Here’s the big thing the market is grappling with now. As I noted in my piece saying this wasn’t the next Great Depression, the government’s response has been massive. This is the kicker for the stock market:
Corporate profits = Investment + Dividends/buybacks – Household savings – Government savings – Rest of world savings
This is the Kalecki Profits equation. And it’s fairly easy to break down. Clearly, those first three items will be drags for the foreseeable future. Investment will collapse 30%-plus. Dividends and buybacks will slow 20%-plus. Household savings will spike 20%-plus. (They’ll come back, but slowly.)
Government savings, on the other hand, have been a huge boost. The government’s deficit should be around $3.7 trillion this year. People don’t seem to understand how big that number is. And how big of a boon this is to corporate America, because, ultimately, it all flows to corporations as Americans don’t save.
Government’s heavy lifting
Let me put it into perspective: In 2019, net investment, dividends/buybacks, household savings and rest-of-world-savings added up to $4.7 trillion. In 2020, the government is going to generate 78% of that all by itself.

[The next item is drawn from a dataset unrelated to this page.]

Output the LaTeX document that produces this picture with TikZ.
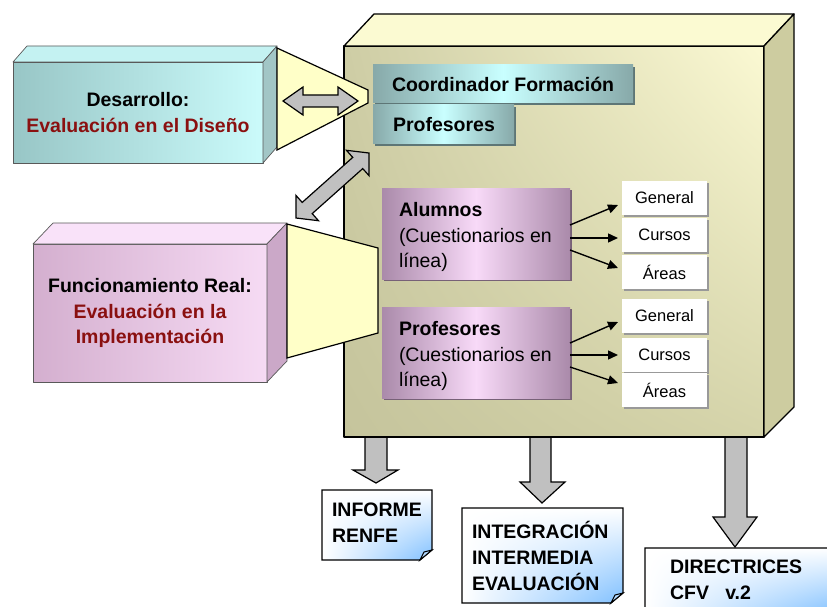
\documentclass[tikz,border=0pt]{standalone}
\usepackage{fontspec}
\setmainfont{Liberation Sans}
\usetikzlibrary{arrows.meta,shadows,shadings}

\definecolor{wine}{HTML}{8A1010}
\definecolor{tealdk}{HTML}{87A9A9}
\definecolor{teallt}{HTML}{C9FFFF}
\definecolor{lilacdk}{HTML}{AA8AAA}
\definecolor{lilaclt}{HTML}{F8DAF8}
\definecolor{desdk}{HTML}{98C6C6}
\definecolor{deslt}{HTML}{CBFBFB}
\definecolor{destop}{HTML}{C4F2F2}
\definecolor{desside}{HTML}{A2C6C6}
\definecolor{fundk}{HTML}{D4AFCF}
\definecolor{funlt}{HTML}{F6DBF4}
\definecolor{funtop}{HTML}{F9E2F9}
\definecolor{funside}{HTML}{CBA8C8}
\definecolor{beamyellow}{HTML}{FFFFC8}
\definecolor{blockgray}{HTML}{C0C0C0}
\definecolor{docblue}{HTML}{80C0FF}
\definecolor{mainul}{HTML}{CECDA5}
\definecolor{mainur}{HTML}{FBF9D3}
\definecolor{mainll}{HTML}{C5C49C}
\definecolor{mainlr}{HTML}{D5D4AA}
\definecolor{maintop}{HTML}{FBFAD2}
\definecolor{mainside}{HTML}{CDCCA0}

\begin{document}
\begin{tikzpicture}[x=1pt,y=-1pt,
  txt/.style={font=\fontsize{19.5}{25.5}\selectfont, inner sep=0pt, outer sep=0pt},
  edge3d/.style={draw=black, line width=1.3pt, line join=round},
  softedge/.style={draw=black!65, line width=0.7pt, line join=round},
  tealbar/.style={left color=tealdk, right color=tealdk, middle color=teallt, inner sep=0pt, outer sep=0pt,
    general shadow={fill=tealdk!70!black, shadow xshift=2pt, shadow yshift=-2pt}},
  lilacbar/.style={left color=lilacdk, right color=lilacdk, middle color=lilaclt, minimum width=188, minimum height=91,
    inner sep=0pt, outer sep=0pt, general shadow={fill=lilacdk!70!black, shadow xshift=2pt, shadow yshift=-2pt}},
  sub/.style={fill=white, minimum width=85, minimum height=34, inner sep=0pt, outer sep=0pt,
    font=\fontsize{16.5}{20}\selectfont, general shadow={fill=gray!80, shadow xshift=2pt, shadow yshift=-2pt}},
  link/.style={-{Triangle[length=10pt,width=9pt]}, line width=1.4pt},
  block/.style={fill=blockgray, draw=black, line width=1.2pt, line join=miter},
  beam/.style={fill=beamyellow, draw=black, line width=1.2pt, line join=miter},
  doc/.style={draw=black, line width=1.2pt, upper left=white, upper right=white, lower left=white, lower right=docblue}
]
\useasboundingbox (0,0) rectangle (827,607);
\clip (0,0) rectangle (827,607);
\fill[white] (0,0) rectangle (827,607);

% arrows out of the box
\filldraw[block] (365,430) -- (365,470) -- (353,470) -- (376,483) -- (398,470) -- (387,470) -- (387,430) -- cycle;
\filldraw[block] (530,430) -- (530,482) -- (520,482) -- (542,503) -- (565,482) -- (551,482) -- (551,430) -- cycle;
\filldraw[block] (725,430) -- (725,517) -- (713,517) -- (735,547) -- (757,517) -- (747,517) -- (747,430) -- cycle;

% big box
\shade[upper left=mainul, upper right=mainur, lower left=mainll, lower right=mainlr] (344,46) rectangle (764,437);
\draw[edge3d] (344,46) rectangle (764,437);
\filldraw[edge3d, fill=maintop] (344,46) -- (374,14) -- (794,14) -- (764,46) -- cycle;
\filldraw[edge3d, fill=mainside] (764,46) -- (794,14) -- (794,407) -- (764,437) -- cycle;

% desarrollo
\node[txt, font=\fontsize{19.5}{25.5}\selectfont\bfseries, align=center, minimum width=250, minimum height=101,
  left color=desdk, right color=deslt, softedge] (des) at (138,112.5)
  {Desarrollo:\\\textcolor{wine}{Evaluación en el Diseño}};
\filldraw[softedge, fill=destop] (des.north west) -- ++(14,-16) -- ++(250,0) -- (des.north east) -- cycle;
\filldraw[softedge, fill=desside] (des.north east) -- ++(14,-16) -- ++(0,101) -- (des.south east) -- cycle;

% funcionamiento real
\node[txt, font=\fontsize{19.5}{25.5}\selectfont\bfseries, align=center, minimum width=234, minimum height=138,
  left color=fundk, right color=funlt, softedge] (fun) at (150,313)
  {Funcionamiento Real:\\\textcolor{wine}{Evaluación en la}\\\textcolor{wine}{Implementación}};
\filldraw[softedge, fill=funtop] (fun.north west) -- ++(20,-21) -- ++(234,0) -- (fun.north east) -- cycle;
\filldraw[softedge, fill=funside] (fun.north east) -- ++(20,-21) -- ++(0,138) -- (fun.south east) -- cycle;

% beams
\filldraw[beam] (277,48) -- (368,90) -- (368,103) -- (277,150) -- cycle;
\filldraw[beam] (287,224) -- (378,248) -- (378,333) -- (287,358) -- cycle;

% double arrows
\filldraw[block] (283,101) -- (303,87) -- (303,95) -- (338,95) -- (338,87) -- (358,101)
  -- (338,115) -- (338,107) -- (303,107) -- (303,115) -- cycle;
\begin{scope}[shift={(296,218)}, rotate=41.7]
\filldraw[block] (0,0) -- (15,17) -- (15,7.5) -- (82.7,7.5) -- (82.7,17) -- (97.7,0)
  -- (82.7,-17) -- (82.7,-7.5) -- (15,-7.5) -- (15,-17) -- cycle;
\end{scope}

% teal bars
\node[tealbar, minimum width=260, minimum height=38, anchor=north west] (coord) at (373,65) {};
\node[txt, font=\fontsize{19.5}{25.5}\selectfont\bfseries, anchor=west] (coordtxt) at ([xshift=19]coord.west) {Coordinador Formación};
\node[tealbar, minimum width=141, minimum height=39, anchor=north west] (prof) at (373,105) {};
\node[txt, font=\fontsize{19.5}{25.5}\selectfont\bfseries, anchor=west] (proftxt) at ([xshift=20]prof.west) {Profesores};

% questionnaires
\node[lilacbar, anchor=north west] (alu) at (382,188) {};
\node[txt, align=left, anchor=west] (alutxt) at ([xshift=17,yshift=-3.5]alu.west)
  {\textbf{Alumnos}\\(Cuestionarios en\\línea)};
\node[lilacbar, anchor=north west] (pro) at (382,307) {};
\node[txt, align=left, anchor=west] (protxt) at ([xshift=17,yshift=-3.5]pro.west)
  {\textbf{Profesores}\\(Cuestionarios en\\línea)};

\node[sub] (g1) at (664.5,197.5) {General};
\node[sub] (c1) at (664.5,235) {Cursos};
\node[sub] (a1) at (664.5,272) {Áreas};
\node[sub] (g2) at (664.5,315.5) {General};
\node[sub] (c2) at (664.5,354.5) {Cursos};
\node[sub] (a2) at (664.5,390) {Áreas};

\draw[link] ([yshift=8.5]alu.east) -- ([xshift=-4,yshift=-7.5]g1.west);
\draw[link] ([yshift=-4.5]alu.east) -- ([xshift=-4,yshift=-3]c1.west);
\draw[link] ([yshift=-16.5]alu.east) -- ([xshift=-4,yshift=4]a1.west);
\draw[link] ([yshift=9.5]pro.east) -- ([xshift=-4,yshift=-6.5]g2.west);
\draw[link] ([yshift=-2.5]pro.east) -- ([xshift=-4,yshift=-0.5]c2.west);
\draw[link] ([yshift=-14.5]pro.east) -- ([xshift=-4,yshift=7]a2.west);

% documents
\shadedraw[doc] (322,490) -- (432,490) -- (432,550) -- (420,560) -- (322,560) -- cycle;
\filldraw[draw=black, line width=1pt, fill=docblue!60] (420,560) -- (424,552) -- (432,550) -- cycle;
\node[txt, font=\fontsize{19.5}{26}\selectfont\bfseries, align=left, anchor=west] (inf) at (332,522.5) {INFORME\\RENFE};

\shadedraw[doc] (462,508) -- (623,508) -- (623,593) -- (611,603) -- (462,603) -- cycle;
\filldraw[draw=black, line width=1pt, fill=docblue!60] (611,603) -- (615,595) -- (623,593) -- cycle;
\node[txt, font=\fontsize{19.5}{26}\selectfont\bfseries, align=left, anchor=west] (integ) at (472,556) {INTEGRACIÓN\\INTERMEDIA\\EVALUACIÓN};

\shadedraw[doc] (645,548) -- (835,548) -- (835,605) -- (823,615) -- (645,615) -- cycle;
\node[txt, font=\fontsize{19.5}{26}\selectfont\bfseries, align=left, anchor=west] (direc) at (670,580) {DIRECTRICES\\CFV\ \ \ v.2};
\end{tikzpicture}
\end{document}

So here’s what the stock market is facing: We have the potential for an unprecedented slowdown in the economy. Investment will collapse. Savings will spike. Dividends and buybacks will fall. But then you have a colossal spending package from the government sector.
Looking out to 2021
So it’s not remotely surprising to me that the stock market has recovered because it’s now trying to guess when those other variables will recover. And if they do recover, then there’s a very real chance you’re going to see record profits in 2021 and 2022.
So this isn’t some Federal Reserve conspiracy theory. This isn’t about the stock market being disconnected from reality. This isn’t the stock market enjoying death and job losses. This is mostly about an unprecedented government stimulus that is going to households and businesses and, let’s be frank, will not be saved by households because American households don’t save.
And when that household savings number falls, which it will, the money flows right into the coffers of corporate America. The stock market isn’t dumb. It knows this. And it’s pricing in that potential outcome as we speak.